Some Colombians not thrilled with having FARC on the ballots
As you may know, President Juan Manuel Santos of Colombia has made it possible for FARC to participate in the upcoming elections. The group is guaranteed ten seats in the Congress and has been offered a legitimacy that no terrorist group deserves.
This is not going down well with many Colombians:
As the FARC has largely funded itself on ransom cash and drug trafficking, there is a high chance that illicit money will enter the Colombian political system through them [sic].
Colombia voters rejected the peace deal in 2016. That Santos went ahead with it anyway – in violation of the Colombian constitution, critics note – appears to have done little to improve popular sentiment towards the terrorist organization.
On February 2, "Timochenko" made his first official campaign appearance in Quindío, an area that Colombia’s El Tiempo notes was chosen because it was the "cradle of history commanders" of the FARC like "Timochenko" himself. Crowds in the town received the presidential candidate and terror chief with chants of "terrorist, murderer, get out!"
The FARC canceled a second appearance in public that weekend.

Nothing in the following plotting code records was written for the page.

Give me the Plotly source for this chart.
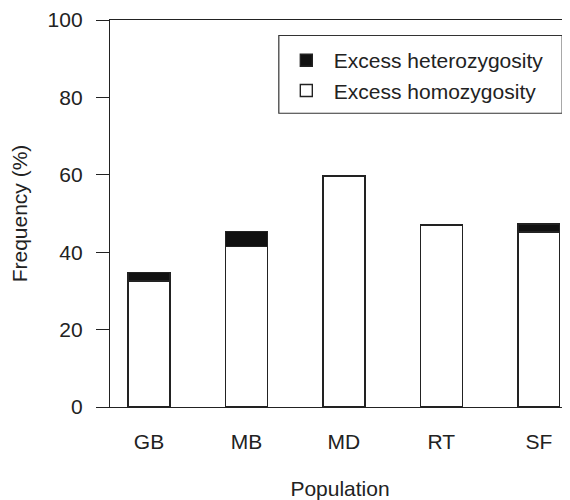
import plotly.graph_objects as go

populations = ["GB", "MB", "MD", "RT", "SF"]
excess_homozygosity = [32.6, 41.4, 59.7, 47.0, 45.2]
excess_heterozygosity = [2.1, 4.0, 0.0, 0.0, 2.1]
y_ticks = [0, 20, 40, 60, 80, 100]

FONT = "Liberation Sans, Arial, sans-serif"
FS = 21

fig = go.Figure()
fig.add_trace(go.Bar(
    x=populations, y=excess_homozygosity, name="Excess homozygosity",
    marker=dict(color="white", line=dict(color="#222", width=1.4)),
    width=0.43,
))
fig.add_trace(go.Bar(
    x=populations, y=excess_heterozygosity, name="Excess heterozygosity",
    marker=dict(color="#111", line=dict(color="#222", width=1.4)),
    width=0.43,
))

# legend frame
fig.add_shape(type="rect", xref="paper", yref="paper",
              x0=0.367, x1=0.983, y0=0.759, y1=0.96,
              line=dict(color="#333", width=1.2), fillcolor="rgba(0,0,0,0)")

fig.update_layout(
    barmode="stack",
    width=562, height=492,
    margin=dict(l=102, r=0, t=11.5, b=93),
    plot_bgcolor="white", paper_bgcolor="white",
    font=dict(family=FONT, size=FS, color="#222"),
    legend=dict(
        x=0.367, y=0.948, xanchor="left", yanchor="top",
        traceorder="reversed",
        borderwidth=0,
        font=dict(size=FS),
        itemwidth=45,
        bgcolor="rgba(0,0,0,0)",
    ),
    xaxis=dict(
        type="category",
        range=[-0.40, 4.32],
        automargin=False,
        showline=True, linecolor="#222", linewidth=1.4, mirror=True,
        ticks="", showgrid=False,
        ticklabelstandoff=16,
        title=dict(text="Population", standoff=28, font=dict(size=FS)),
    ),
    yaxis=dict(
        range=[0, 100],
        tickvals=y_ticks,
        automargin=False,
        showline=True, linecolor="#222", linewidth=1.4,
        ticks="outside", ticklen=13, tickwidth=1.4, tickcolor="#222",
        showgrid=False, zeroline=False,
        ticklabelstandoff=9,
        title=dict(text="Frequency (%)", standoff=19, font=dict(size=FS)),
    ),
)

fig.write_html("out.html")
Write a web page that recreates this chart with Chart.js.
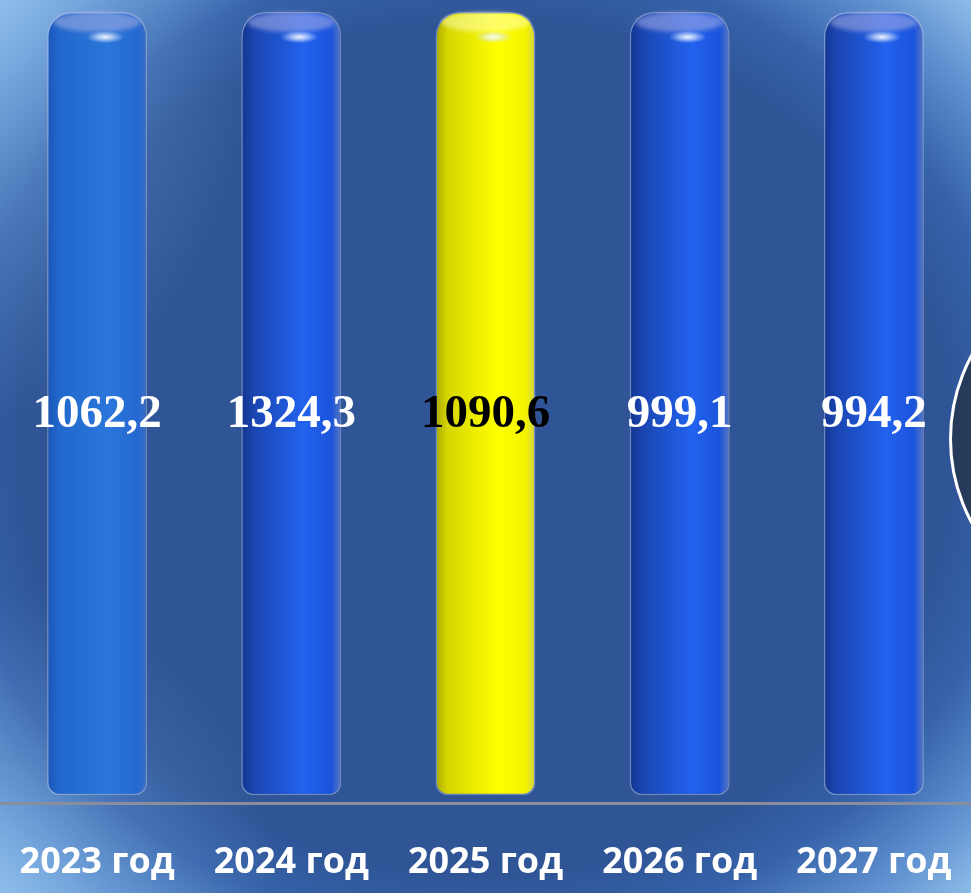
<!DOCTYPE html>
<html>
<head>
<meta charset="utf-8">
<script src="https://cdn.jsdelivr.net/npm/chart.js@4.4.1/dist/chart.umd.min.js"></script>
<style>
    html, body {
        margin: 0;
        padding: 0;
    }
    body {
        width: 971px;
        height: 893px;
        overflow: hidden;
        position: relative;
        background:
            radial-gradient(ellipse 260px 420px at 0 0, rgba(140,190,235,0.55) 0%, rgba(140,190,235,0.25) 45%, rgba(140,190,235,0) 100%),
            radial-gradient(ellipse 280px 300px at 0 100%, rgba(140,190,235,0.5) 0%, rgba(140,190,235,0.2) 45%, rgba(140,190,235,0) 100%),
            radial-gradient(ellipse farthest-corner at 50% 50%, #2f5597 0%, #2f5597 68%, #3763aa 78%, #5f90cf 90%, #8fbde8 100%);
    }
    #grafico {
        position: absolute;
        left: 0;
        top: 0;
    }
    .circulo {
        position: absolute;
        left: 949px;
        top: 262px;
        width: 348px;
        height: 348px;
        border-radius: 50%;
        border: 3px solid #ffffff;
        background: #263a5a;
    }
</style>
</head>
<body>
<canvas id="grafico" width="971" height="893"></canvas>
<div class="circulo"></div>

<script>
// dados do gráfico
var anos = ["2023 год", "2024 год", "2025 год", "2026 год", "2027 год"]
var valores = [1062.2, 1324.3, 1090.6, 999.1, 994.2]
// no desenho todas as colunas têm a mesma altura (100%)
var alturas = [100, 100, 100, 100, 100]

// cores de cada coluna (esquerda escura -> brilho -> borda)
var cores = [
    ["#1b55b8", "#2168cc", "#2b76da", "#2469d2", "#3c6fc0"],
    ["#12358f", "#1a45b0", "#2262ee", "#1b54db", "#5a78c0"],
    ["#a9a900", "#d6d600", "#ffff00", "#f4f400", "#d2d24a"],
    ["#12358f", "#1a45b0", "#2262ee", "#1b54db", "#5a78c0"],
    ["#12358f", "#1a45b0", "#2262ee", "#1b54db", "#5a78c0"]
]
var corTexto = ["#ffffff", "#ffffff", "#000000", "#ffffff", "#ffffff"]

function formatar(v) {
    return v.toFixed(1).replace(".", ",")
}

function corColuna(context) {
    var chart = context.chart
    var escala = chart.scales.x
    var i = context.dataIndex
    if (!chart.chartArea || !escala || i === undefined) {
        return cores[i || 0][2]
    }
    var x = escala.getPixelForValue(i)
    var largura = escala.width / anos.length * 0.515
    var g = chart.ctx.createLinearGradient(x - largura / 2, 0, x + largura / 2, 0)
    var c = cores[i]
    g.addColorStop(0, c[0])
    g.addColorStop(0.12, c[1])
    g.addColorStop(0.62, c[2])
    g.addColorStop(0.9, c[3])
    g.addColorStop(1, c[4])
    return g
}

// tampa, brilho e rótulos de valor
var detalhes = {
    id: "detalhes",
    afterDatasetsDraw: function (chart) {
        var ctx = chart.ctx
        var meta = chart.getDatasetMeta(0)
        meta.data.forEach(function (el, i) {
            var w = el.width
            var topo = el.y

            ctx.save()
            // tampa elíptica
            ctx.beginPath()
            ctx.ellipse(el.x, topo + 10, w / 2 - 6, 10, 0, 0, Math.PI * 2)
            ctx.fillStyle = i == 2 ? "rgba(255,255,200,0.5)" : "rgba(170,175,225,0.55)"
            ctx.filter = "blur(2px)"
            ctx.fill()
            ctx.filter = "none"

            // brilho
            var hx = el.x + w * 0.08
            var hy = topo + 25
            var rg = ctx.createRadialGradient(hx, hy, 0, hx, hy, 19)
            rg.addColorStop(0, "rgba(255,255,255,0.95)")
            rg.addColorStop(0.45, "rgba(230,240,255,0.6)")
            rg.addColorStop(1, "rgba(200,220,255,0)")
            ctx.translate(hx, hy)
            ctx.scale(1, 0.33)
            ctx.translate(-hx, -hy)
            ctx.beginPath()
            ctx.arc(hx, hy, 19, 0, Math.PI * 2)
            ctx.fillStyle = rg
            ctx.fill()
            ctx.restore()

            // valor
            ctx.save()
            ctx.font = "bold 47px 'Liberation Serif', 'Times New Roman', serif"
            ctx.fillStyle = corTexto[i]
            ctx.textAlign = "center"
            ctx.textBaseline = "middle"
            ctx.fillText(formatar(valores[i]), el.x, (el.y + el.base) / 2 + 11)
            ctx.restore()
        })
    }
}

var canvas = document.getElementById("grafico")

var grafico = new Chart(canvas, {
    type: "bar",
    data: {
        labels: anos,
        datasets: [{
            label: "Valores",
            data: alturas,
            backgroundColor: corColuna,
            borderColor: "rgba(190,200,235,0.45)",
            borderWidth: 1.5,
            borderSkipped: false,
            borderRadius: { topLeft: 24, topRight: 24, bottomLeft: 12, bottomRight: 12 },
            barPercentage: 0.515,
            categoryPercentage: 1
        }]
    },
    options: {
        responsive: false,
        animation: false,
        devicePixelRatio: 1,
        layout: {
            padding: { top: 12, left: 0, right: 0, bottom: 0 }
        },
        plugins: {
            legend: { display: false },
            tooltip: { enabled: false }
        },
        scales: {
            x: {
                grid: { display: false, drawTicks: false },
                border: { display: true, color: "#8a8e9c", width: 3 },
                ticks: {
                    color: "#ffffff",
                    padding: 38,
                    font: { family: "'Open Sans'", size: 36, weight: "bold" }
                },
                afterFit: function (scale) {
                    scale.height = 90
                    scale.paddingLeft = 0
                    scale.paddingRight = 0
                }
            },
            y: {
                display: false,
                min: -1,
                max: 100
            }
        }
    },
    plugins: [detalhes]
})
</script>
</body>
</html>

Well, good for the people who showed their frustration and threw some eggs.
Colombians have good reason to feel a bit uncomfortable. A friend from Cali, Colombia recently told me forty FARC members have been killed since the 2016 peace deal. He also said a bomb attack by a rival guerrilla band killed another five and wounded 42.
So who said peace is at hand? Not the guerrillas!
President Santos made a big mistake when he brought this deal to bring FARC terrorists. My guess is that he was trying to win a Nobel Peace Prize and put a down payment on his legacy. I am not optimistic.